— START OF Records supplied —

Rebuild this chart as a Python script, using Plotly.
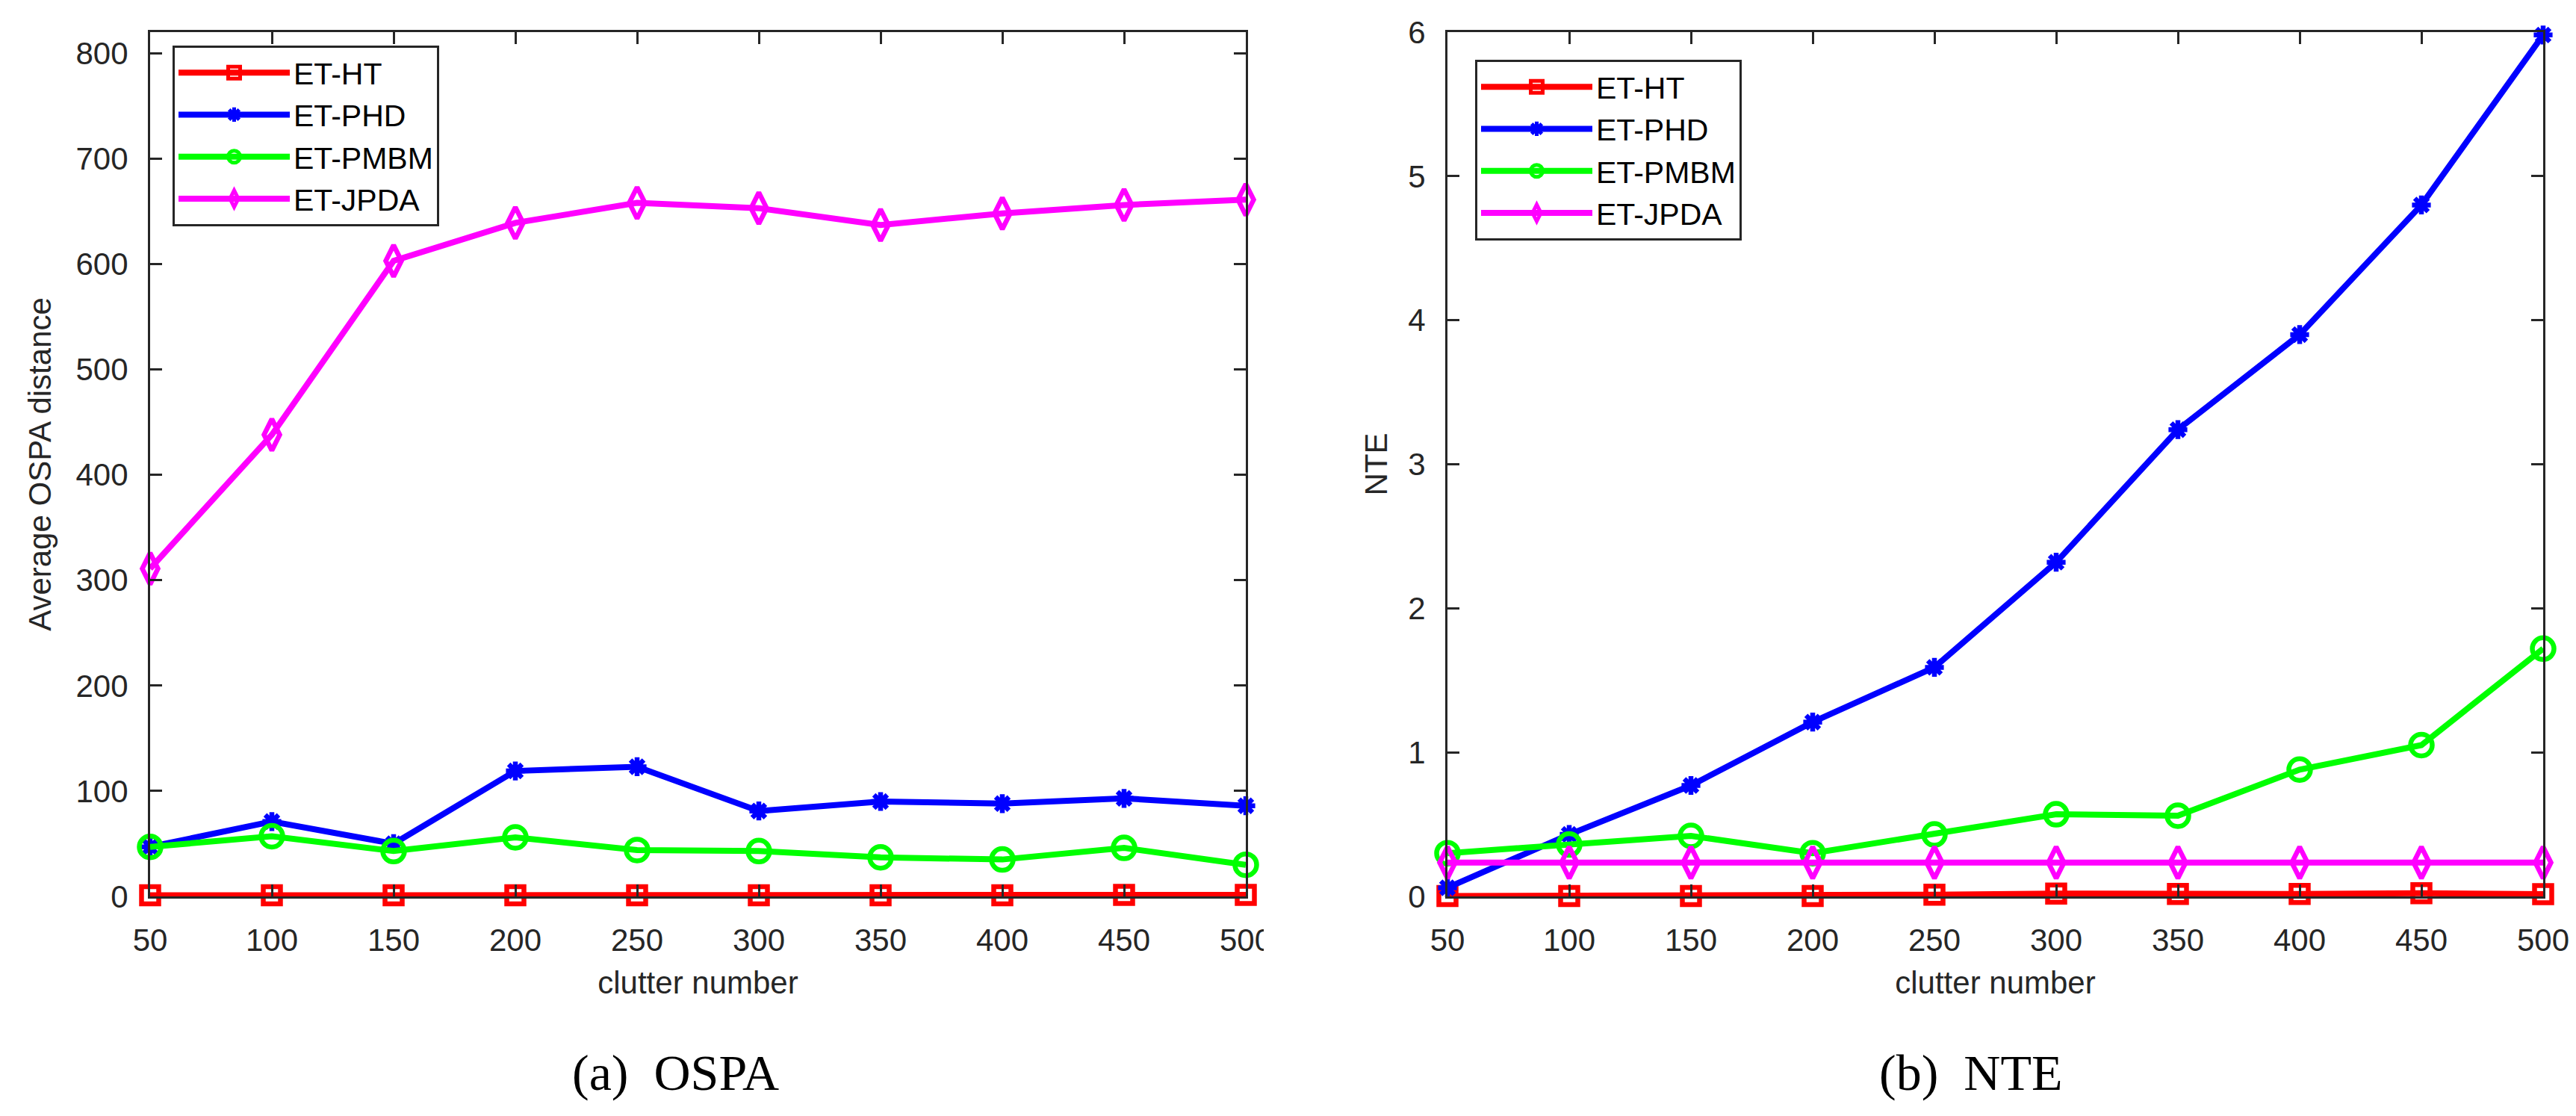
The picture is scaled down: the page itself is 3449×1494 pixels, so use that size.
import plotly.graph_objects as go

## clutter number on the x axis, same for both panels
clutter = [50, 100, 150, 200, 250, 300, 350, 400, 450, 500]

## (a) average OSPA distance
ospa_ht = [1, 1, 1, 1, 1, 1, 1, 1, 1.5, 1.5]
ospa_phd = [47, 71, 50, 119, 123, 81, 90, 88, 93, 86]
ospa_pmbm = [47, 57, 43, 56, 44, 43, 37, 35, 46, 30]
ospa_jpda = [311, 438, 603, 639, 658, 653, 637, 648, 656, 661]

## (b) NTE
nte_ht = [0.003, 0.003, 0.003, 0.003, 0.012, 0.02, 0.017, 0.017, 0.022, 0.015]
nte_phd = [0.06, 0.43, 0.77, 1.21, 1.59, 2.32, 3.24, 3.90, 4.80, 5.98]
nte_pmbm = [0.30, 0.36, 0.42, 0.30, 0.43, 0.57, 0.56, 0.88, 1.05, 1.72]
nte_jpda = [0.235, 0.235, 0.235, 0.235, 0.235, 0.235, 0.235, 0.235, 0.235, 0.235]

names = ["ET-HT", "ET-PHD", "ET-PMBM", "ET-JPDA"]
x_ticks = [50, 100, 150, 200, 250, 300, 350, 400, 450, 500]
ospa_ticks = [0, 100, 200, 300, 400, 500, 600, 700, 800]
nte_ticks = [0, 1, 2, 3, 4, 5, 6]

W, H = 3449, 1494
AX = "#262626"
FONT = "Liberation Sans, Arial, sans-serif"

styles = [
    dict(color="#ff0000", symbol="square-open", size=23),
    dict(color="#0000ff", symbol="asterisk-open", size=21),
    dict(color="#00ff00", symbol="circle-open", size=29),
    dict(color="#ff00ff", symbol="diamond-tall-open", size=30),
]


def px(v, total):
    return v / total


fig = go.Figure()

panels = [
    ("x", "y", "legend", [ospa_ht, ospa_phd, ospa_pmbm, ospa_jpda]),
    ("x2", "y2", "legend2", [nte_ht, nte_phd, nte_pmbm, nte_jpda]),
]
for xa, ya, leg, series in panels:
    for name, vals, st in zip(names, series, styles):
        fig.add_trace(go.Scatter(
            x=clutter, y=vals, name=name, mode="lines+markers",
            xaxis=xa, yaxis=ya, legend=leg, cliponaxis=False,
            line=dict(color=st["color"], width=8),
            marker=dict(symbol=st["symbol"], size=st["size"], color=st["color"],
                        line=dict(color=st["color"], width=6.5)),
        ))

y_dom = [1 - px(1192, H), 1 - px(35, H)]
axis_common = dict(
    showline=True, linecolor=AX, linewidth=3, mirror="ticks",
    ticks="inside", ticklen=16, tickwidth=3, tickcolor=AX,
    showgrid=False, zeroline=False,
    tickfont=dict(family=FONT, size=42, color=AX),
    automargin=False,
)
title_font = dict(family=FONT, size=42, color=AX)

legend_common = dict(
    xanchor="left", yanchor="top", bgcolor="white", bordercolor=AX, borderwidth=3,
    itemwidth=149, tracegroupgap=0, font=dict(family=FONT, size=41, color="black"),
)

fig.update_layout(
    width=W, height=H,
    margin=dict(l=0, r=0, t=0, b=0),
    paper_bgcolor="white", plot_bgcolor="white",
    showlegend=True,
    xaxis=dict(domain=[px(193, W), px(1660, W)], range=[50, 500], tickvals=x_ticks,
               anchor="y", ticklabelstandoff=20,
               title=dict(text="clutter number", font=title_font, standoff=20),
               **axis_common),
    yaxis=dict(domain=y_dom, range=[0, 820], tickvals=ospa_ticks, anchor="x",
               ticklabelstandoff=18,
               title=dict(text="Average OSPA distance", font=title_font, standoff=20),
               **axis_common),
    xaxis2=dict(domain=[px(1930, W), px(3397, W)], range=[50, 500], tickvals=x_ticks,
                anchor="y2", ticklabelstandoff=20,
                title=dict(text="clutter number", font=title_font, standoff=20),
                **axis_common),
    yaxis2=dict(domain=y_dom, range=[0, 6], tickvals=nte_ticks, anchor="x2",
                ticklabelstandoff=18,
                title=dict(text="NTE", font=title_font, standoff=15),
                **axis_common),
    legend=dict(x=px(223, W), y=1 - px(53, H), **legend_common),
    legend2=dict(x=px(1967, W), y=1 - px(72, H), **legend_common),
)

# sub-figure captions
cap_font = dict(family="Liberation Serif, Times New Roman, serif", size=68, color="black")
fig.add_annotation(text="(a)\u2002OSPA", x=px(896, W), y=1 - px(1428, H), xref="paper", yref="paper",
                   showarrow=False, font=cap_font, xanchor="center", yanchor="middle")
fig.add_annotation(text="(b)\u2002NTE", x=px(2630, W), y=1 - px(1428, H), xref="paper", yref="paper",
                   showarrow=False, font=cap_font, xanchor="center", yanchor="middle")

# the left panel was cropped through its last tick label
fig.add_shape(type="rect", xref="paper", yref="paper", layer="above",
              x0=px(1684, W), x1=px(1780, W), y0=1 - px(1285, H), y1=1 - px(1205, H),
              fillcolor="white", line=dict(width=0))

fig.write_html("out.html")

— END OF Records supplied —
— START OF Records supplied —

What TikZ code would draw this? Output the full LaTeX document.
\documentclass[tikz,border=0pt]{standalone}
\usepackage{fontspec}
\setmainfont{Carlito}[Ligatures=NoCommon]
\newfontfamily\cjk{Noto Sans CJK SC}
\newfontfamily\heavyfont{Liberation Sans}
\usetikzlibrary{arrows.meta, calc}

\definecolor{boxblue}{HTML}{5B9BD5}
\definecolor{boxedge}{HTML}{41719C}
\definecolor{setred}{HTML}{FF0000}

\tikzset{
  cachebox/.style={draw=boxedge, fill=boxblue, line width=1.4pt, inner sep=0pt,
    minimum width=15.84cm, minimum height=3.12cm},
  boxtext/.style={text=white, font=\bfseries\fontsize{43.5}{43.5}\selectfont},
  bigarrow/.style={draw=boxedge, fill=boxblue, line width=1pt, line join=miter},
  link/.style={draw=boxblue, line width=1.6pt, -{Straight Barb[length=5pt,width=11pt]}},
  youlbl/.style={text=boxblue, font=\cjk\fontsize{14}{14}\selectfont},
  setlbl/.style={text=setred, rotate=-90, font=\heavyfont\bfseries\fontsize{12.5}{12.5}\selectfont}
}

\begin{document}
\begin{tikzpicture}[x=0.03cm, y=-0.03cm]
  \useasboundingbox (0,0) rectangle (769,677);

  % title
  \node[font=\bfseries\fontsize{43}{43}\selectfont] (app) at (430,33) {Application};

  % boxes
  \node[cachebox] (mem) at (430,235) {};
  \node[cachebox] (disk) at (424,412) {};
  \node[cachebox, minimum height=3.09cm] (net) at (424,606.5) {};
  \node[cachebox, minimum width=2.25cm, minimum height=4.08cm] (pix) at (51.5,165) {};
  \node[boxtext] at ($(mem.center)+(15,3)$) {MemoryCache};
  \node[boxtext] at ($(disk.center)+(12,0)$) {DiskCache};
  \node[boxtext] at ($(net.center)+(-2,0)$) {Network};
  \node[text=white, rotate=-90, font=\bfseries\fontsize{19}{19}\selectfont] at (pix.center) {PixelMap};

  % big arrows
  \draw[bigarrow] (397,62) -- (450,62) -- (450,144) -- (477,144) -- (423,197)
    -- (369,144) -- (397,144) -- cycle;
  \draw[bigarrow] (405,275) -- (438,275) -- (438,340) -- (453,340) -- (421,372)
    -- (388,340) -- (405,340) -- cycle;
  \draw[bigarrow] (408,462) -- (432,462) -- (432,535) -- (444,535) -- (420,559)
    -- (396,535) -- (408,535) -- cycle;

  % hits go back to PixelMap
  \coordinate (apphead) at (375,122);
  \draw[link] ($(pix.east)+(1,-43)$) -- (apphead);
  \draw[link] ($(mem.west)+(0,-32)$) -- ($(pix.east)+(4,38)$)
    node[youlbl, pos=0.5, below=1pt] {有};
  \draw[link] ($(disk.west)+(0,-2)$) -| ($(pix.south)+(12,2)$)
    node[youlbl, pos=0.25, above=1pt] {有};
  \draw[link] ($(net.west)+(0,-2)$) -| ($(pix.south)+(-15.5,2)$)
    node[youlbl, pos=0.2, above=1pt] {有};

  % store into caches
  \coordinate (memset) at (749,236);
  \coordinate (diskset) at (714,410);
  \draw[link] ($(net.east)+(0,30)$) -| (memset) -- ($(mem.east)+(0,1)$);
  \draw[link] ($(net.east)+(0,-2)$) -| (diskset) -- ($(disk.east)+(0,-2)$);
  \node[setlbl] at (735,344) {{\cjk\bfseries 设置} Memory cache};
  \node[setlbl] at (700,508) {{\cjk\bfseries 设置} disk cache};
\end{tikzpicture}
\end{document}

— END OF Records supplied —

Written instruction: Repeat exactly, and only, the lines from the one containing "The picture is" through the one containing "648, 656, 661]", both included.

Result of this task:
The picture is scaled down: the page itself is 3449×1494 pixels, so use that size.
import plotly.graph_objects as go

## clutter number on the x axis, same for both panels
clutter = [50, 100, 150, 200, 250, 300, 350, 400, 450, 500]

## (a) average OSPA distance
ospa_ht = [1, 1, 1, 1, 1, 1, 1, 1, 1.5, 1.5]
ospa_phd = [47, 71, 50, 119, 123, 81, 90, 88, 93, 86]
ospa_pmbm = [47, 57, 43, 56, 44, 43, 37, 35, 46, 30]
ospa_jpda = [311, 438, 603, 639, 658, 653, 637, 648, 656, 661]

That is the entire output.